ABSTRACT

The argument of the present book is a fairly simple one. It argues first that the primary principle of education concerns not where we are going but how to get started. Second, it argues that education is something we undertake and that we have in common. The first entails that rather than think of education primarily from the vantage point of what we want to achieve or what we want education to deliver, we think it from the vantage point of beginning. Rather than a progressive movement from A to B, from ignorant to knowledgeable, from imperfection to perfection, I wish to argue we should focus on how to get started. How to create moments of attention and interest towards something of common concern. This cannot be done in isolation, and hence it is a collective endeavour, even if sometimes it requires solitude. It concerns the directing of a becoming human’s gaze towards some aspect of the world we deem to be important enough to want to share it with the newcomers of this world, or with those who are new to the subject matter at hand. In this sense, education is always about the relation we are able to establish between the educator, the educand, and the world, and education only ever happens in this constellation.
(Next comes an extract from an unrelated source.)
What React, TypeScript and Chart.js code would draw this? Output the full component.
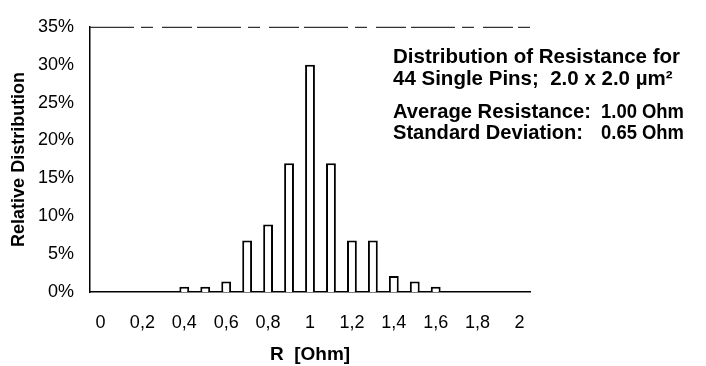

This further entails that education can never be student-centred, teacher-centred, nor world-centred. It is only in the coming together of these that education unfolds as a particular – and peculiar – undertaking. It concerns those things that are common, in the sense of being things that are of lasting and shared concern for the community, and it happens in common because it is part of an ever-unfolding conversation about existence on this tiny spot of earth we have been born unto.